It is VERY important to remember that ferrous materials, such as stainless steel, should NEVER be allowed to come into direct contact with the graphite (carbon) fixtures. Also, there should always be an intermediate protective layer on top of the graphite to keep the ferrous material from such direct contact with the graphite during the heating cycle up to brazing temperatures.
Stainless steels are ferrous materials and are often used in a variety of brazed assemblies for the corrosion resistance. If the stainless is allowed to rest directly against the top surface of a graphite fixture, however, the carbon can easily migrate into the stainless, resulting in some unwanted and perhaps unpredictable results (as described below).
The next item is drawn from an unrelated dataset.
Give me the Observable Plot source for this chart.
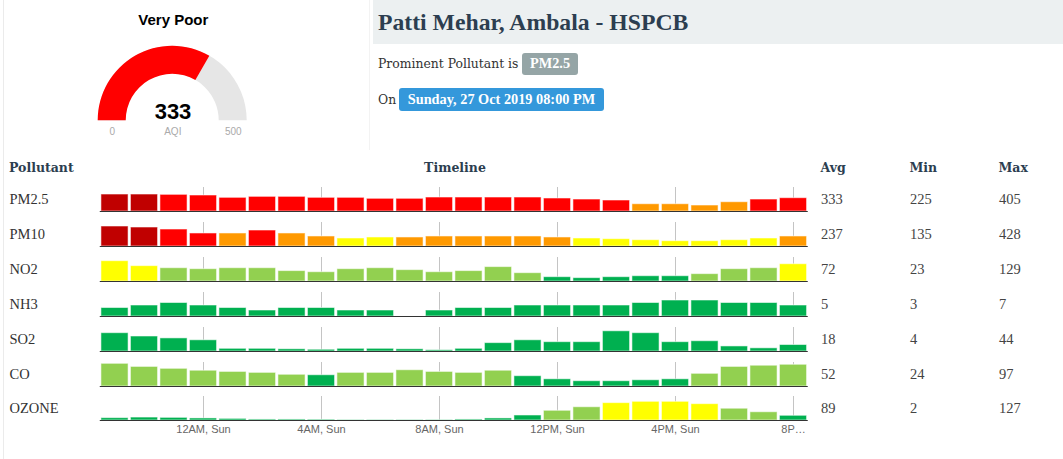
<!DOCTYPE html>
<html>
<head>
<meta charset="utf-8">
<script src="https://cdn.jsdelivr.net/npm/d3@7"></script>
<script src="https://cdn.jsdelivr.net/npm/@observablehq/plot@0.6"></script>
<style>
  html, body { margin: 0; padding: 0; background: #fff; }
  body { width: 1063px; height: 459px; position: relative; overflow: hidden; font-family: "Liberation Serif", serif; }
  .abs { position: absolute; }
  .badge { position: absolute; color: #fff; font-family: "Liberation Serif", serif; font-weight: bold; font-size: 14.3px; text-align: center; border-radius: 3px; white-space: nowrap; }
  svg { overflow: visible; }
</style>
</head>
<body>
<div class="abs" style="left:3px;top:0;width:1px;height:459px;background:#ebebeb"></div>
<div class="abs" style="left:369px;top:0;width:1px;height:150px;background:#f3f3f3"></div>
<div class="abs" style="left:373px;top:0;width:690px;height:44px;background:#ecf0f1"></div>
<div id="gauge" class="abs" style="left:0;top:0"></div>
<div id="rows"></div>
<script>
// ---------------- data ----------------
const stationName = "Patti Mehar, Ambala - HSPCB";
const prominentPollutant = "PM2.5";
const reportTime = "Sunday, 27 Oct 2019 08:00 PM";

const gaugeLabel = "Very Poor";
const gaugeValue = 333;
const gaugeMin = 0;
const gaugeMax = 500;

const headers = ["Pollutant", "Timeline", "Avg", "Min", "Max"];

const hours = ["9PM, Sat","10PM, Sat","11PM, Sat","12AM, Sun","1AM, Sun","2AM, Sun","3AM, Sun","4AM, Sun",
  "5AM, Sun","6AM, Sun","7AM, Sun","8AM, Sun","9AM, Sun","10AM, Sun","11AM, Sun","12PM, Sun",
  "1PM, Sun","2PM, Sun","3PM, Sun","4PM, Sun","5PM, Sun","6PM, Sun","7PM, Sun","8PM, Sun"];
const tickHours = ["12AM, Sun","4AM, Sun","8AM, Sun","12PM, Sun","4PM, Sun","8PM, Sun"];
const tickLabels = ["12AM, Sun","4AM, Sun","8AM, Sun","12PM, Sun","4PM, Sun","8P…"];

const pollutants = ["PM2.5","PM10","NO2","NH3","SO2","CO","OZONE"];
const avgValues = [333, 237, 72, 5, 18, 52, 89];
const minValues = [225, 135, 23, 3, 4, 24, 2];
const maxValues = [405, 428, 129, 7, 44, 97, 127];

// hourly sub-index values (one per hour), and AQI category per bar
// categories: G good, L satisfactory, Y moderate, O poor, R very poor, D severe
const pm25  = [405,405,400,389,351,367,367,351,351,335,335,356,356,356,356,340,323,307,246,246,225,279,323,345];
const pm25Cat  = ["D","D","R","R","R","R","R","R","R","R","R","R","R","R","R","R","R","R","O","O","O","O","R","R"];
const pm10  = [428,408,368,289,289,348,289,229,189,209,209,229,229,229,229,209,189,175,155,135,135,155,189,229];
const pm10Cat  = ["D","D","R","R","O","R","O","O","Y","Y","O","O","O","O","O","O","Y","Y","Y","Y","Y","Y","Y","O"];
const no2   = [129,98,85,79,85,85,67,60,79,85,73,60,67,92,54,29,23,29,35,35,48,79,85,110];
const no2Cat   = ["Y","Y","L","L","L","L","L","L","L","L","L","L","L","L","L","G","G","G","G","G","L","L","L","Y"];
const nh3   = [4,5,6,5,4,3,4,4,3,3,null,3,4,4,5,5,5,5,6,7,7,6,6,5];
const nh3Cat   = ["G","G","G","G","G","G","G","G","G","G","G","G","G","G","G","G","G","G","G","G","G","G","G","G"];
const so2   = [40,33,29,25,7,7,6,5,7,7,6,4,7,19,25,21,21,44,40,21,23,12,8,15];
const so2Cat   = ["G","G","G","G","G","G","G","G","G","G","G","G","G","G","G","G","G","G","G","G","G","G","G","G"];
const co    = [97,84,76,68,63,59,51,49,59,59,70,63,59,68,45,32,24,24,28,32,55,84,89,93];
const coCat    = ["L","L","L","L","L","L","L","G","L","L","L","L","L","L","G","G","G","G","G","G","L","L","L","L"];
const ozone = [16,20,18,14,11,7,7,5,2,2,2,2,7,14,34,66,90,118,127,127,111,80,56,32];
const ozoneCat = ["G","G","G","G","G","G","G","G","G","G","G","G","G","G","G","L","L","Y","Y","Y","Y","L","L","G"];

// per-row value axis (as auto-scaled in the source sparklines)
const rowDomains = [[127, 520], [29, 508], [2, 152], [0.6, 10.2], [1.3, 52], [1.8, 102.5], [0, 163]];

const categories = ["G","L","Y","O","R","D"];
const categoryColors = ["#00b050","#92d050","#ffff00","#ff9900","#ff0000","#c00000"];

// ---------------- helpers ----------------
function label(text, x, baseline, o = {}) {
  const size = o.size || 15, family = o.family || "'Liberation Serif', serif";
  const k = family.includes("DejaVu") ? 0.8365 : (family.includes("Sans") ? 0.8465 : 0.8375);
  const el = document.createElement("div");
  el.textContent = text;
  el.style.position = "absolute";
  el.style.whiteSpace = "nowrap";
  el.style.fontFamily = family;
  el.style.fontSize = size + "px";
  el.style.fontWeight = o.weight || "normal";
  el.style.lineHeight = size + "px";
  el.style.color = o.color || "#333";
  el.style.top = (baseline - k * size) + "px";
  el.style.left = x + "px";
  if (o.anchor === "middle") el.style.transform = "translateX(-50%)";
  document.body.appendChild(el);
  return el;
}
function badge(text, left, top, w, h, bg) {
  const el = document.createElement("div");
  el.className = "badge";
  el.textContent = text;
  Object.assign(el.style, {left: left + "px", top: top + "px", width: w + "px", height: h + "px", lineHeight: (h - 1) + "px", background: bg});
  document.body.appendChild(el);
}

// ---------------- header texts ----------------
const dejavu = "'DejaVu Serif', serif";
label(stationName, 378, 30.7, {size: 23.7, weight: "bold", color: "#2c3e50"});
label("Prominent Pollutant is", 378, 68.5, {size: 12.4, family: dejavu, color: "#333"});
badge(prominentPollutant, 522, 53, 56, 22, "#95a5a6");
label("On", 378, 104, {size: 12.4, family: dejavu, color: "#333"});
badge(reportTime, 399, 88, 205, 23, "#3498db");

const hdrStyle = {size: 12.5, weight: "bold", color: "#2c3e50", family: dejavu};
label(headers[0], 9, 172, hdrStyle);
label(headers[1], 455, 172, {...hdrStyle, anchor: "middle"});
label(headers[2], 820.5, 172, hdrStyle);
label(headers[3], 909.5, 172, hdrStyle);
label(headers[4], 998.5, 172, hdrStyle);

// ---------------- gauge ----------------
function gaugeArcs() {
  const angle = d3.scaleLinear([gaugeMin, gaugeMax], [-Math.PI / 2, Math.PI / 2]);
  const arc = d3.arc().innerRadius(46.5).outerRadius(74.5);
  const g = d3.create("svg:g").attr("transform", "translate(172.2,120.3)");
  g.append("path").attr("d", arc({startAngle: angle(gaugeMin), endAngle: angle(gaugeMax)})).attr("fill", "#e6e6e6");
  g.append("path").attr("d", arc({startAngle: angle(gaugeMin), endAngle: angle(gaugeValue)})).attr("fill", "#ff0000");
  return g.node();
}
const sans = "Liberation Sans, Arial, sans-serif";
const gtext = {frameAnchor: "top-left", textAnchor: "middle", lineAnchor: "bottom", fontFamily: sans};
const gauge = Plot.plot({
  width: 370, height: 150, margin: 0,
  marks: [
    gaugeArcs,
    Plot.text([gaugeLabel], {...gtext, text: d => d, dx: 172.8, dy: 24.3, fontWeight: "bold", fontSize: 15, fill: "#000"}),
    Plot.text([gaugeValue], {...gtext, text: d => String(d), dx: 172.5, dy: 118.3, fontWeight: "bold", fontSize: 22, fill: "#000"}),
    Plot.text([String(gaugeMin)], {...gtext, text: d => d, dx: 111.7, dy: 134, fontSize: 10, fill: "#aaa"}),
    Plot.text(["AQI"], {...gtext, text: d => d, dx: 172.3, dy: 134, fontSize: 10, fill: "#aaa"}),
    Plot.text([String(gaugeMax)], {...gtext, text: d => d, dx: 232.8, dy: 134, fontSize: 10, fill: "#aaa"})
  ]
});
document.getElementById("gauge").appendChild(gauge);

// ---------------- pollutant rows ----------------
const series = [pm25, pm10, no2, nh3, so2, co, ozone];
const seriesCats = [pm25Cat, pm10Cat, no2Cat, nh3Cat, so2Cat, coCat, ozoneCat];
const mLeft = 99.75, mRight = 255.25;
const firstBaseline = 211, rowStep = 34.9;
const serif = "Liberation Serif, serif";

pollutants.forEach((name, r) => {
  const isLast = r === pollutants.length - 1;
  const dom = rowDomains[r];
  const table = hours.map((h, i) => ({hour: h, value: series[r][i], cat: seriesCats[r][i]}));
  const statText = {frameAnchor: "bottom-right", dy: -8, lineAnchor: "bottom", textAnchor: "start", fontFamily: serif, fontSize: 14.5, fill: "#444"};
  const marks = [
    Plot.ruleX(tickHours, {x: d => d, stroke: "#c4c4c4"}),
    Plot.barY(table.filter(d => d.value != null), {x: "hour", y1: dom[0], y2: "value", fill: "cat", stroke: "#fff", strokeOpacity: 0.55, strokeWidth: 1}),
    Plot.ruleY([dom[0]], {stroke: "#333"}),
    Plot.text([name], {text: d => d, frameAnchor: "bottom-left", dx: 9 - mLeft, dy: -8, lineAnchor: "bottom", textAnchor: "start", fontFamily: serif, fontSize: 14.5, fill: "#333"}),
    Plot.text([avgValues[r]], {...statText, text: d => String(d), dx: 820.5 - (1063 - mRight)}),
    Plot.text([minValues[r]], {...statText, text: d => String(d), dx: 909.5 - (1063 - mRight)}),
    Plot.text([maxValues[r]], {...statText, text: d => String(d), dx: 998.5 - (1063 - mRight)})
  ];
  if (isLast) {
    marks.push(Plot.text(tickHours, {x: d => d, text: (d, i) => tickLabels[i], frameAnchor: "bottom", textAnchor: "middle", dy: 12.7, lineAnchor: "bottom", fontFamily: sans, fontSize: 11, fill: "#666"}));
  }
  const chart = Plot.plot({
    width: 1063,
    height: isLast ? 52 : 32,
    marginLeft: mLeft, marginRight: mRight, marginTop: 6, marginBottom: isLast ? 22 : 2,
    x: {type: "band", domain: hours, paddingInner: 0.08, paddingOuter: 0.04, round: false, axis: null},
    y: {domain: dom, axis: null},
    color: {domain: categories, range: categoryColors},
    marks
  });
  const wrap = document.createElement("div");
  wrap.className = "abs";
  wrap.style.left = "0px";
  wrap.style.top = Math.round(firstBaseline + r * rowStep - 30) + "px";
  wrap.appendChild(chart);
  document.getElementById("rows").appendChild(wrap);
});
</script>
</body>
</html>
First of all, the stainless may lose it's "stain-less" characteristics if the absorbed carbon preferentially combines with the chromium in the stainless to form chromium carbides that migrate to the grain boundaries, thus breaking up the corrosion-resistant chromium-oxide layer on the surface of the stainless steels. The welding industry is well aware of this potential "sensitization" of stainless steels (occurs in the 800-1500°F/425-815°C range), so they will specify that only low-carbon variants of each of these base metals be used (such as 304L, 316L, etc.).
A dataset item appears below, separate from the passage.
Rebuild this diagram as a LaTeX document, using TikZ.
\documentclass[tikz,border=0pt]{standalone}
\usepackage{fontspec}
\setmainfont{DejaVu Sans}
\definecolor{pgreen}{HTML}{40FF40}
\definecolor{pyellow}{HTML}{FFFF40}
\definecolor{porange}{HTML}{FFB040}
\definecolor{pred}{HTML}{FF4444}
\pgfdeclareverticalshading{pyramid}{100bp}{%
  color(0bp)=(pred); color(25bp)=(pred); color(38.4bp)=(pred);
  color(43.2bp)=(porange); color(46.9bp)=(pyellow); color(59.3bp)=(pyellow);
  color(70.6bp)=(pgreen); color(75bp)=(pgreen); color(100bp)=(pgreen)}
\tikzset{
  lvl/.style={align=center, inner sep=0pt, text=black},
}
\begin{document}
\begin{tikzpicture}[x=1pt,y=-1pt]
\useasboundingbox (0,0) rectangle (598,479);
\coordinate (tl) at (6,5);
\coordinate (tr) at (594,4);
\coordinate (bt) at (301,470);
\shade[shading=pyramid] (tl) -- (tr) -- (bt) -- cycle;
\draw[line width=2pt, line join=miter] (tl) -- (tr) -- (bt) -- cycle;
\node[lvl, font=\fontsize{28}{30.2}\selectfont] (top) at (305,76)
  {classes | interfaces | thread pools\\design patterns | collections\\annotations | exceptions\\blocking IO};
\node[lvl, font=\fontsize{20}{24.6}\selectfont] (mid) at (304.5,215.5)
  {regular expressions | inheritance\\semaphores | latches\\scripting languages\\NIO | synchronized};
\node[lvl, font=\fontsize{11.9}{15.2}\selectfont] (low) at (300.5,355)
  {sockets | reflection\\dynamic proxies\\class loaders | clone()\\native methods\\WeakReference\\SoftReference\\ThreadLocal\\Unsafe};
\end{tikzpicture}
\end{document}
Alternatively, a stabilized grade, such as 321 or 347, is suggested in order to prevent this loss of corrosion resistance. The same thing applies to the brazing industry, since brazing also brings these chromium-bearing materials through the sensitization temperature range. So, allowing stainless steel assemblies to directly contact graphite fixtures could prove harmful due to sensitization.
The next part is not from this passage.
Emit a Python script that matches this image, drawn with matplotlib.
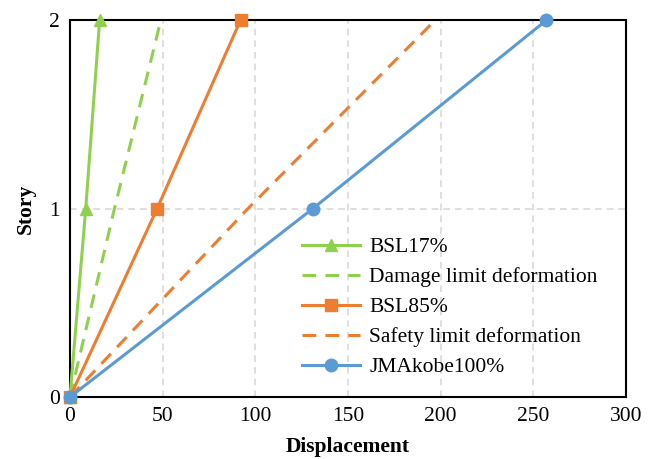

However, far worse than this sensitization issue is the potential for eutectic melting of the stainless assembly when the iron in the stainless and the carbon in the fixture come together!
A number of brazing shops have experienced this destruction of furnace-brazed stainless parts when no protective layer was placed between the parts and the graphite fixtures on which they were resting. Portions of the stainless components literally "melted" as low-melting iron-carbon eutectics were formed at brazing temperature, causing the assemblies to tilt and even collapse in the brazing furnace.
Therefore, always be very sure that stainless components are kept from contacting graphite fixtures during brazing cycles. This can easily be accomplished via a layer of solid ceramic, a ceramic-fiber paper/cloth or an adequate layer of an appropriate brazing stop-off. Develop procedures to verify that the stainless will not "break through" any of these ceramic layers during placement of the components onto the fixtures and also when the fixtures and components are placed into the brazing furnace.